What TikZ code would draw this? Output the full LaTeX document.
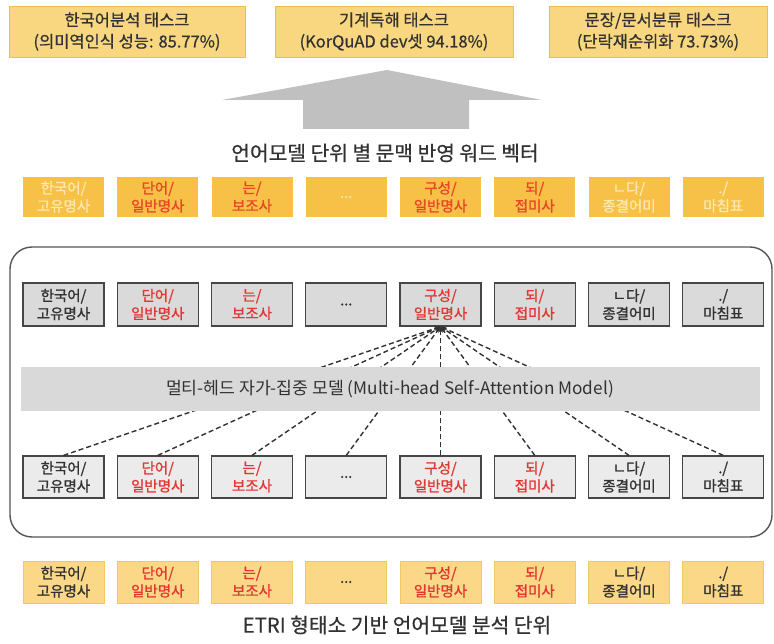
\documentclass[tikz,border=0pt]{standalone}
\usepackage{fontspec}
\setmainfont{Noto Sans CJK KR}
\newfontfamily\heavyish[FakeBold=1.2]{Noto Sans CJK KR}
\newfontfamily\semiheavy[FakeBold=0.6]{Noto Sans CJK KR}
\usetikzlibrary{arrows.meta}
\definecolor{bigfill}{RGB}{249,214,128}
\definecolor{bigdraw}{RGB}{236,190,80}
\definecolor{otop}{RGB}{246,193,70}
\definecolor{obot}{RGB}{250,216,135}
\definecolor{obotdraw}{RGB}{240,200,100}
\definecolor{gtop}{RGB}{218,218,218}
\definecolor{gbot}{RGB}{235,235,235}
\definecolor{gdraw}{RGB}{70,70,70}
\definecolor{band}{RGB}{217,217,217}
\definecolor{arrowgray}{RGB}{192,192,192}
\definecolor{dk}{RGB}{50,50,50}
\definecolor{rd}{RGB}{226,56,52}
\definecolor{ordtxt}{RGB}{232,70,40}
\definecolor{faded}{RGB}{252,232,176}
\definecolor{framecol}{RGB}{85,85,85}
\colorlet{tc1}{dk}\colorlet{tc2}{rd}\colorlet{tc3}{rd}\colorlet{tc4}{dk}
\colorlet{tc5}{rd}\colorlet{tc6}{rd}\colorlet{tc7}{dk}\colorlet{tc8}{dk}
\colorlet{oc1}{faded}\colorlet{oc2}{ordtxt}\colorlet{oc3}{ordtxt}\colorlet{oc4}{faded}
\colorlet{oc5}{ordtxt}\colorlet{oc6}{ordtxt}\colorlet{oc7}{faded}\colorlet{oc8}{faded}
\newcommand\unitlabel[1]{\ifcase#1\or 한국어/\\고유명사\or 단어/\\일반명사\or 는/\\보조사\or ...\or 구성/\\일반명사\or 되/\\접미사\or ㄴ다/\\종결어미\or ./\\마침표\fi}
\tikzset{
  bigbox/.style={rectangle, fill=bigfill, draw=bigdraw, line width=0.8pt, align=center, inner sep=0pt, font=\semiheavy\fontsize{16.5}{21.5}\selectfont, text=dk},
  unitbase/.style={rectangle, minimum width=81pt, align=center, inner sep=0pt, font=\heavyish\fontsize{14.5}{18}\selectfont},
  obox/.style={unitbase, fill=otop, minimum height=40pt},
  gboxt/.style={unitbase, fill=gtop, draw=gdraw, line width=1.2pt, minimum height=43pt},
  gboxb/.style={unitbase, fill=gbot, draw=gdraw, line width=1.2pt, minimum height=42pt},
  uboxb/.style={unitbase, fill=obot, draw=obotdraw, line width=0.6pt, minimum height=42pt},
  caption/.style={inner sep=0pt, font=\semiheavy\fontsize{20.3}{24}\selectfont, text=dk},
  attn/.style={dash pattern=on 5pt off 3pt, line width=1.4pt, draw=dk, -{Stealth[length=6pt,width=4.5pt]}}
}
\begin{document}
\begin{tikzpicture}[x=1pt,y=-1pt]
\useasboundingbox (0,0) rectangle (774,644);
% top task boxes
\node[bigbox, minimum width=236pt, minimum height=51pt] (t1) at (127,31.5) {한국어분석 태스크\\(의미역인식 성능: 85.77\%)};
\node[bigbox, minimum width=238pt, minimum height=51pt] (t2) at (394,31.5) {기계독해 태스크\\(KorQuAD dev셋 94.18\%)};
\node[bigbox, minimum width=218pt, minimum height=51pt] (t3) at (658,31.5) {문장/문서분류 태스크\\(단락재순위화 73.73\%)};
% big arrow
\fill[arrowgray] (387,70) -- (542,100) -- (469,100) -- (469,129) -- (303,129) -- (303,100) -- (222,100) -- cycle;
\node[caption] (cap1) at (385,153) {언어모델 단위 별 문맥 반영 워드 벡터};
% frame
\draw[framecol, line width=1.4pt, rounded corners=22pt] (10,247) rectangle (772,537);
\foreach \i in {1,...,8}{
  \pgfmathsetmacro\cx{63.5+94.25*(\i-1)}
  \node[obox, text=oc\i] (o\i) at (\cx,197) {\unitlabel{\i}};
  \node[gboxt, text=tc\i] (g\i) at (\cx,304.5) {\unitlabel{\i}};
  \node[gboxb, text=tc\i] (b\i) at (\cx,477) {\unitlabel{\i}};
  \node[uboxb, text=tc\i] (u\i) at (\cx,582) {\unitlabel{\i}};
}
\foreach \i in {1,...,8}{
  \draw[attn] (b\i.north) -- (g5.south);
}
\node[rectangle, fill=band, minimum width=739pt, minimum height=44pt, inner sep=0pt, font=\fontsize{17.2}{22}\selectfont, text=dk] (band) at (390,389) {멀티-헤드 자가-집중 모델 (Multi-head Self-Attention Model)};
\node[caption] (cap2) at (397,625) {ETRI 형태소 기반 언어모델 분석 단위};
\end{tikzpicture}
\end{document}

TASK OBJECTIVE
Without the pictures, write out the whole listing above exactly as it appears.

TASK OUTPUT
What TikZ code would draw this? Output the full LaTeX document.
\documentclass[tikz,border=0pt]{standalone}
\usepackage{fontspec}
\setmainfont{Noto Sans CJK KR}
\newfontfamily\heavyish[FakeBold=1.2]{Noto Sans CJK KR}
\newfontfamily\semiheavy[FakeBold=0.6]{Noto Sans CJK KR}
\usetikzlibrary{arrows.meta}
\definecolor{bigfill}{RGB}{249,214,128}
\definecolor{bigdraw}{RGB}{236,190,80}
\definecolor{otop}{RGB}{246,193,70}
\definecolor{obot}{RGB}{250,216,135}
\definecolor{obotdraw}{RGB}{240,200,100}
\definecolor{gtop}{RGB}{218,218,218}
\definecolor{gbot}{RGB}{235,235,235}
\definecolor{gdraw}{RGB}{70,70,70}
\definecolor{band}{RGB}{217,217,217}
\definecolor{arrowgray}{RGB}{192,192,192}
\definecolor{dk}{RGB}{50,50,50}
\definecolor{rd}{RGB}{226,56,52}
\definecolor{ordtxt}{RGB}{232,70,40}
\definecolor{faded}{RGB}{252,232,176}
\definecolor{framecol}{RGB}{85,85,85}
\colorlet{tc1}{dk}\colorlet{tc2}{rd}\colorlet{tc3}{rd}\colorlet{tc4}{dk}
\colorlet{tc5}{rd}\colorlet{tc6}{rd}\colorlet{tc7}{dk}\colorlet{tc8}{dk}
\colorlet{oc1}{faded}\colorlet{oc2}{ordtxt}\colorlet{oc3}{ordtxt}\colorlet{oc4}{faded}
\colorlet{oc5}{ordtxt}\colorlet{oc6}{ordtxt}\colorlet{oc7}{faded}\colorlet{oc8}{faded}
\newcommand\unitlabel[1]{\ifcase#1\or 한국어/\\고유명사\or 단어/\\일반명사\or 는/\\보조사\or ...\or 구성/\\일반명사\or 되/\\접미사\or ㄴ다/\\종결어미\or ./\\마침표\fi}
\tikzset{
  bigbox/.style={rectangle, fill=bigfill, draw=bigdraw, line width=0.8pt, align=center, inner sep=0pt, font=\semiheavy\fontsize{16.5}{21.5}\selectfont, text=dk},
  unitbase/.style={rectangle, minimum width=81pt, align=center, inner sep=0pt, font=\heavyish\fontsize{14.5}{18}\selectfont},
  obox/.style={unitbase, fill=otop, minimum height=40pt},
  gboxt/.style={unitbase, fill=gtop, draw=gdraw, line width=1.2pt, minimum height=43pt},
  gboxb/.style={unitbase, fill=gbot, draw=gdraw, line width=1.2pt, minimum height=42pt},
  uboxb/.style={unitbase, fill=obot, draw=obotdraw, line width=0.6pt, minimum height=42pt},
  caption/.style={inner sep=0pt, font=\semiheavy\fontsize{20.3}{24}\selectfont, text=dk},
  attn/.style={dash pattern=on 5pt off 3pt, line width=1.4pt, draw=dk, -{Stealth[length=6pt,width=4.5pt]}}
}
\begin{document}
\begin{tikzpicture}[x=1pt,y=-1pt]
\useasboundingbox (0,0) rectangle (774,644);
% top task boxes
\node[bigbox, minimum width=236pt, minimum height=51pt] (t1) at (127,31.5) {한국어분석 태스크\\(의미역인식 성능: 85.77\%)};
\node[bigbox, minimum width=238pt, minimum height=51pt] (t2) at (394,31.5) {기계독해 태스크\\(KorQuAD dev셋 94.18\%)};
\node[bigbox, minimum width=218pt, minimum height=51pt] (t3) at (658,31.5) {문장/문서분류 태스크\\(단락재순위화 73.73\%)};
% big arrow
\fill[arrowgray] (387,70) -- (542,100) -- (469,100) -- (469,129) -- (303,129) -- (303,100) -- (222,100) -- cycle;
\node[caption] (cap1) at (385,153) {언어모델 단위 별 문맥 반영 워드 벡터};
% frame
\draw[framecol, line width=1.4pt, rounded corners=22pt] (10,247) rectangle (772,537);
\foreach \i in {1,...,8}{
  \pgfmathsetmacro\cx{63.5+94.25*(\i-1)}
  \node[obox, text=oc\i] (o\i) at (\cx,197) {\unitlabel{\i}};
  \node[gboxt, text=tc\i] (g\i) at (\cx,304.5) {\unitlabel{\i}};
  \node[gboxb, text=tc\i] (b\i) at (\cx,477) {\unitlabel{\i}};
  \node[uboxb, text=tc\i] (u\i) at (\cx,582) {\unitlabel{\i}};
}
\foreach \i in {1,...,8}{
  \draw[attn] (b\i.north) -- (g5.south);
}
\node[rectangle, fill=band, minimum width=739pt, minimum height=44pt, inner sep=0pt, font=\fontsize{17.2}{22}\selectfont, text=dk] (band) at (390,389) {멀티-헤드 자가-집중 모델 (Multi-head Self-Attention Model)};
\node[caption] (cap2) at (397,625) {ETRI 형태소 기반 언어모델 분석 단위};
\end{tikzpicture}
\end{document}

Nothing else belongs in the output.